Il rappelle les invariants géographiques. Car la division coréenne n’est pas seulement politique. Le 38e parallèle sépare aussi deux biotopes : au Sud, les rizières verdoyantes et les littoraux riants ; au Nord, les vallées encaissées et les hivers rigoureux où « depuis des siècles on se terre pour résister aux assauts de l’étranger » (p. 411). L’environnement régional de la péninsule est tout aussi déterminant. La Corée se compare souvent à une « crevette parmi les baleines » : le Japon, qui la colonisa de 1910 à 1945 ; la Chine, qui la regarde comme une marche turbulente ; l’Union soviétique, qui en libéra la moitié septentrionale en 1945 en lui transmettant son idéologie ; les États-Unis, pour lesquels elle constitue une zone tampon avec la Chine.
Mais la géographie n’explique pas tout. P. Dayez-Burgeon raconte comment Kim Il-sung a pris le pouvoir en 1945 et comment il a créé une « dynastie rouge », étrange oxymore rendant compte du mariage contre nature d’une idéologie marxiste-léniniste avec des modalités monarchiques de dévolution du pouvoir. Le plan de son ouvrage est classiquement chronologique. Mais chaque chapitre tire des liens entre le passé et le présent.
L’auteur parvient à trouver une logique dans un pouvoir dont on se trompe en pensant qu’il n’aurait d’autres règles que l’absurdité et la folie. Kim Il-sung, son fils et son petit-fils ont chacun à leur façon su flatter la fibre nationaliste et exercer un pouvoir de nuisance à l’international. On aurait tort de sous-estimer la première, sans ignorer pour autant le despotisme de fer auquel est soumis le peuple. Maîtres ès propagande, installés au pouvoir depuis près de soixante-dix ans, les Kim ont réussi à reprendre à leur compte tous les symboles de la nation : Koryo, l’antique Corée, qui a donné son nom à la compagnie aérienne nationale et au principal hôtel de Pyongyang ; Tangun, le père fondateur, dont les mânes sont invoquées chaque fois que l’État est en danger ; le mont Paektu, où Kim Jong-il prétendait avoir vu le jour alors qu’il est né pendant la Seconde Guerre mondiale dans la banlieue de Khabarovsk, en Union soviétique, où Kim Il-sung avait trouvé refuge.
À l’extérieur, les Kim ont compris que leur nocivité était leur meilleur atout et ont multiplié les chantages.
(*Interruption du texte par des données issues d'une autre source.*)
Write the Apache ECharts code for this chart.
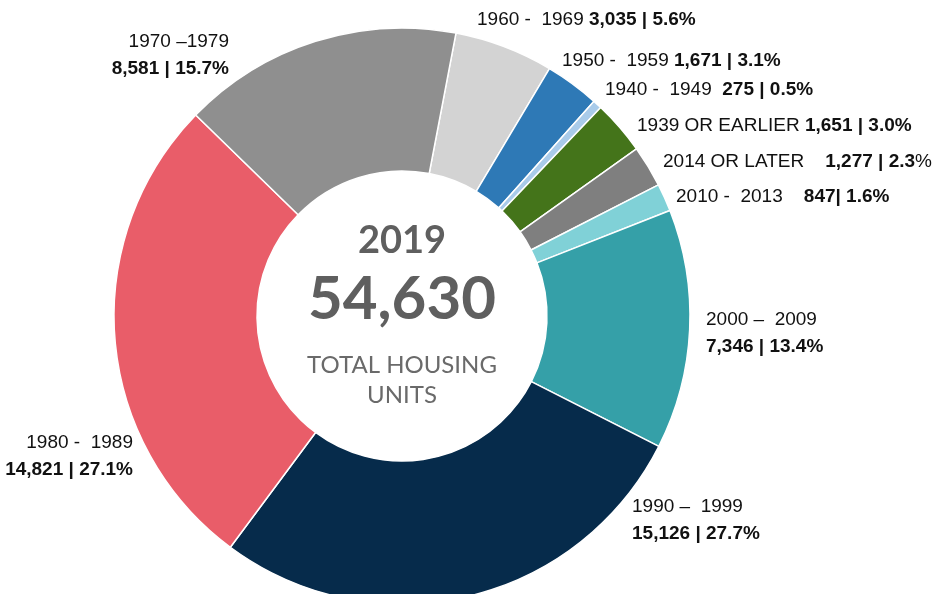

Chantage humanitaire quand la Corée du Nord, ruinée par le collectivisme et le poids des dépenses militaires, a été confrontée à une effroyable famine en 1995-1997. Chantage nucléaire avec la menace de se doter de l’arme puis, après l’essai du 9 octobre 2006, de l’utiliser. L’inconvénient de cette politique est qu’elle est condamnée à surenchérir pour rester crédible. Jusqu’où ira l’escalade ? L’ouvrage de P. Dayez-Burgeon pose autant de – bonnes – questions qu’il fournit de réponses. Il se conclut sur une ultime interrogation : « Les Kim sont encore là pour un certain temps. Mais ce temps est incertain » (p. 419).